Sweet-and-Sour Scallion Sauce (makes 3 cups)
  • 2 cups rice vinegar
  • 1 cup mirin
  • 1/2 cup sugar
  • 1/4 cup white soy sauce
  • 2 scallions, finely chopped
  • teaspoons sambal
  • teaspoons chopped fresh ginger
  • 1/2 clove garlic, crushed
  • 1 tablespoon potato starch
  • Chicken
  • 1/2 teaspoon grated fresh ginger
  • 1/4 clove garlic, minced
  • 1 teaspoon mirin
  • 1 teaspoon sake
  • 1 teaspoon soy sauce
  • 1/2 pound boneless, skinless chicken thighs, cut into bite- size chunks
  • frying oil, preferably canola
  • 1/2 cup potato starch
  • Sweet-and-Sour Scallion Sauce, to serve (recipe above)
  • Chef notes

    Starting close to home, this Fujimi Crispy Chicken is actually inspired by my Fujimi obachan (my maternal grandma), right down to the soy-garlic-and-sake marinade, as well as her signature sweet-and-sour scallion sauce. It was something that I grew up eating. Fujimi is the name of her town in Nagano, not far from Minowa. I'm always very proud to serve this dish.

    Preparation

    For the Sweet-and-Sour Scallion Sauce:

    1.

    In a medium saucepan, combine the vinegar, mirin, sugar, soy sauce, scallions, sambal, ginger and garlic. Bring to a simmer over medium heat, stirring to dissolve the sugar. Turn off the heat and let cool.

    2.

    Transfer to an airtight glass container, cover and refrigerate overnight.

    3.

    Return the sauce to a pot, heat it over medium-low heat, stir in the potato starch, then remove from the heat and let cool. Pour into an airtight glass container. Seal the container and store in the refrigerator for up to 1 week.

    For the chicken:

    1.

    In a medium bowl, whisk together the ginger, garlic, mirin, sake and soy sauce.
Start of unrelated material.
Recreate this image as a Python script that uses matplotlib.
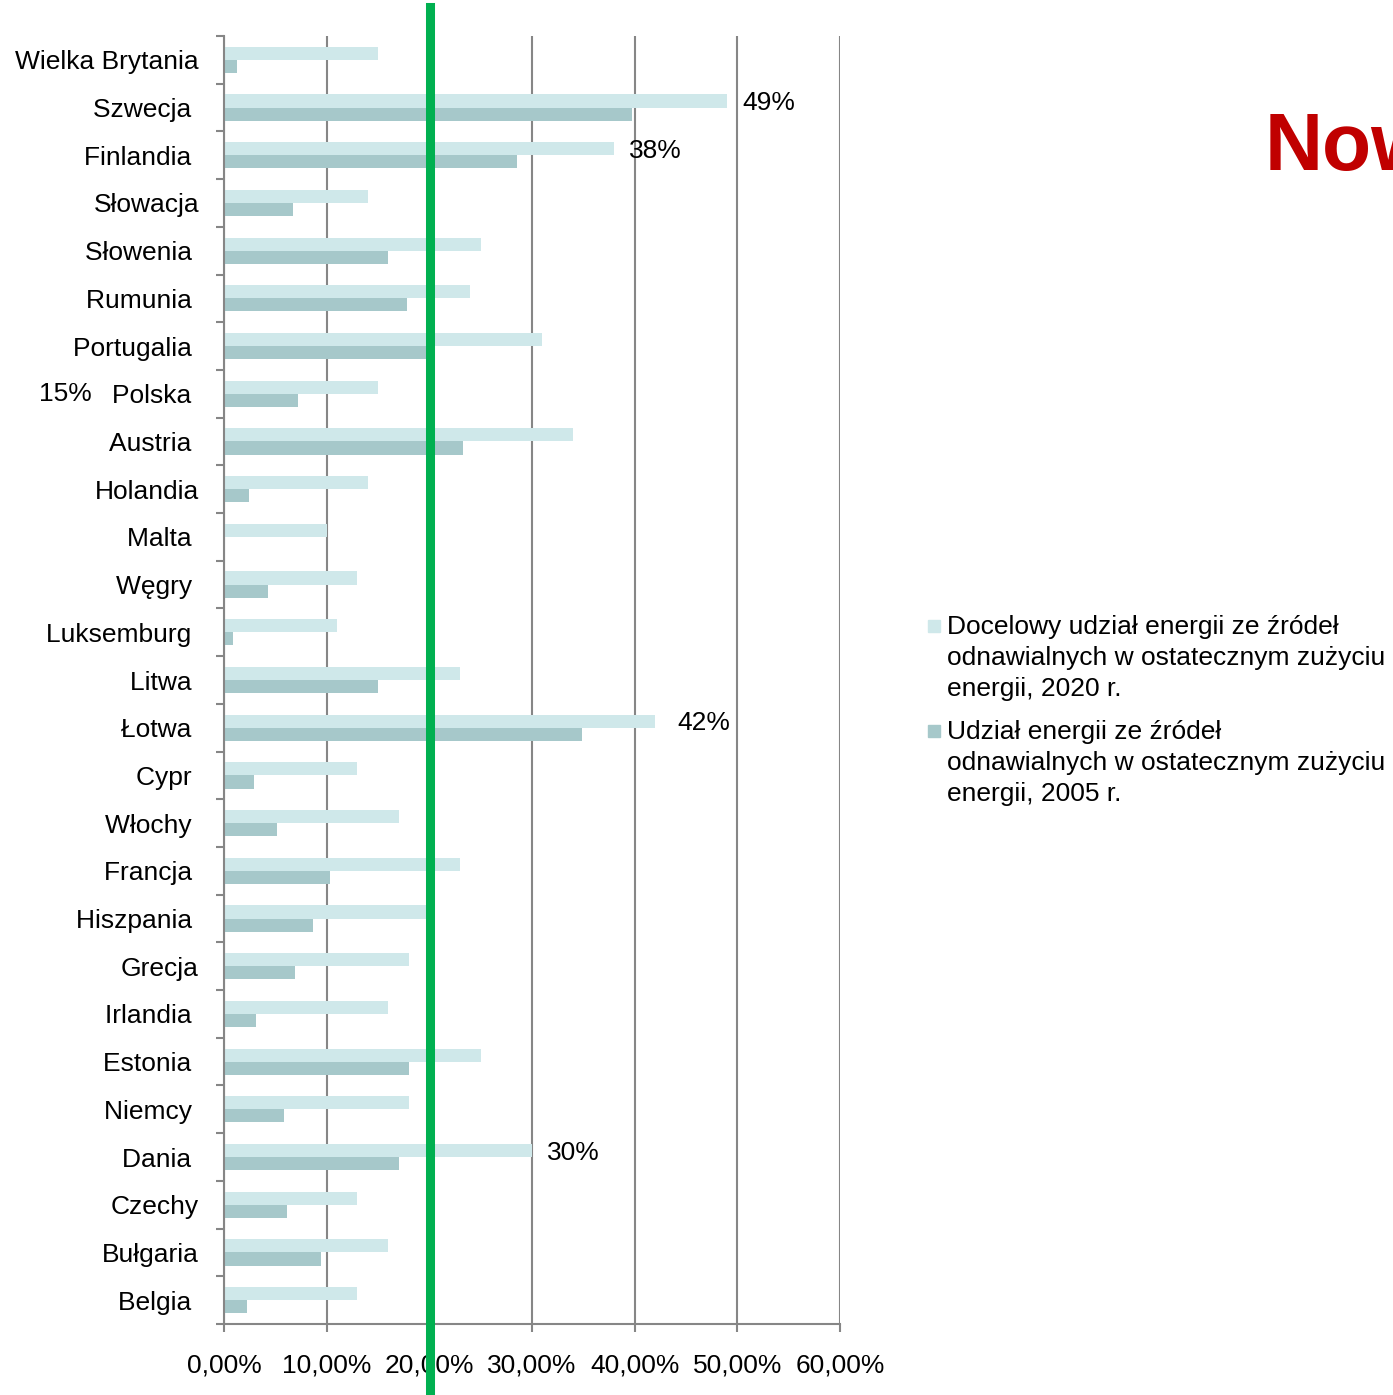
import numpy as np
import matplotlib
matplotlib.use("Agg")
import matplotlib.pyplot as plt
from matplotlib.patches import Rectangle
from matplotlib.ticker import FuncFormatter

plt.rcParams['font.family'] = ['Liberation Sans', 'DejaVu Sans']

# bottom -> top
countries = ['Belgia', 'Bułgaria', 'Czechy', 'Dania', 'Niemcy', 'Estonia', 'Irlandia',
             'Grecja', 'Hiszpania', 'Francja', 'Włochy', 'Cypr', 'Łotwa', 'Litwa',
             'Luksemburg', 'Węgry', 'Malta', 'Holandia', 'Austria', 'Polska',
             'Portugalia', 'Rumunia', 'Słowenia', 'Słowacja', 'Finlandia', 'Szwecja',
             'Wielka Brytania']
target_2020 = [13, 16, 13, 30, 18, 25, 16, 18, 20, 23, 17, 13, 42, 23,
               11, 13, 10, 14, 34, 15, 31, 24, 25, 14, 38, 49, 15]
share_2005 = [2.2, 9.4, 6.1, 17.0, 5.8, 18.0, 3.1, 6.9, 8.7, 10.3, 5.2, 2.9, 34.9, 15.0,
              0.9, 4.3, 0.0, 2.4, 23.3, 7.2, 20.5, 17.8, 16.0, 6.7, 28.5, 39.7, 1.3]
labelled = {'Szwecja': '49%', 'Finlandia': '38%', 'Łotwa': '42%', 'Dania': '30%'}
label_padded = {'Wielka Brytania', 'Słowacja', 'Holandia', 'Grecja', 'Czechy', 'Bułgaria'}
legend_labels = ['Docelowy udział energii ze źródeł\nodnawialnych w ostatecznym zużyciu\nenergii, 2020 r.',
                 'Udział energii ze źródeł\nodnawialnych w ostatecznym zużyciu\nenergii, 2005 r.']
polska_target = '15%'
threshold = 20.1

c_light = '#cfe8ea'
c_dark = '#a6c8ca'
grey = '#868686'
fs = 19

fig = plt.figure(figsize=(13.93, 13.95), dpi=100)
ax = fig.add_axes([224 / 1393, 1 - 1324 / 1395, 616 / 1393, 1288 / 1395])

y = np.arange(len(countries))
h = 0.275
ax.barh(y + h / 2, target_2020, height=h, color=c_light, zorder=2)
ax.barh(y - h / 2, share_2005, height=h, color=c_dark, zorder=2)

ax.set_xlim(0, 60)
ax.set_ylim(-0.5, len(countries) - 0.5)
ax.set_xticks(np.arange(0, 61, 10))
ax.xaxis.set_major_formatter(FuncFormatter(lambda v, p: f'{v:.2f}%'.replace('.', ',')))
ax.grid(axis='x', color=grey, linewidth=1.5, zorder=1)
ax.set_axisbelow(True)

ax.set_yticks(np.arange(len(countries) + 1) - 0.5)
ax.set_yticklabels([])
ax.set_yticks(y, minor=True)
ax.set_yticklabels([c if c in label_padded else c + ' ' for c in countries], minor=True)
ax.tick_params(axis='y', which='minor', length=0, pad=18, labelsize=fs)
ax.tick_params(axis='y', which='major', length=6, width=1.5, color=grey)
ax.tick_params(axis='x', length=6, width=1.5, color=grey, pad=15, labelsize=fs)

for s in ['top', 'right']:
    ax.spines[s].set_visible(False)
for s in ['left', 'bottom']:
    ax.spines[s].set_color(grey)
    ax.spines[s].set_linewidth(1.5)

for i, c in enumerate(countries):
    if c in labelled:
        off = 16 if c == 'Łotwa' else 11
        ax.annotate(labelled[c], xy=(target_2020[i], i + h / 2), xytext=(off, -1.5),
                    textcoords='offset points', va='center', ha='left', fontsize=fs)

pi = countries.index('Polska')
ax.annotate(polska_target, xy=(0, pi), xytext=(-95, 0), textcoords='offset points',
            va='center', ha='right', fontsize=fs, annotation_clip=False)

# green threshold line
ax.plot([threshold, threshold], [-0.056, 1.0225], color='#00b050', linewidth=6.5,
        transform=ax.get_xaxis_transform(), clip_on=False, zorder=5)

# legend, drawn by hand so the square sits on the first line
leg_colors = [c_light, c_dark]
leg_tops = [626, 731]
for col, lab, ty in zip(leg_colors, legend_labels, leg_tops):
    fig.patches.append(Rectangle((928 / 1393, 1 - (ty + 6) / 1395), 12 / 1393, 12 / 1395,
                                 transform=fig.transFigure, color=col))
    fig.text(947 / 1393, 1 - (ty - 11) / 1395, lab, fontsize=fs, va='top', ha='left',
             linespacing=1.38)

fig.text(1265 / 1393, 1 - 170 / 1395, 'Now', fontsize=58, fontweight='bold',
         color='#c00000', ha='left', va='baseline')

fig.savefig('out.png', dpi=100)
Add the chicken and marinate for a couple of hours in the refrigerator.

    2.

    Fill a high-sided large saucepan with oil to a depth of 3 to 5 inches and heat over high heat to 350 F.

    3.

    Toss the marinated chicken thighs in the potato starch. Add the chicken to the hot oil and deep-fry until crispy and cooked through, around 4 to 5 minutes. Place on skewers and serve with Sweet-and-Sour Scallion Sauce.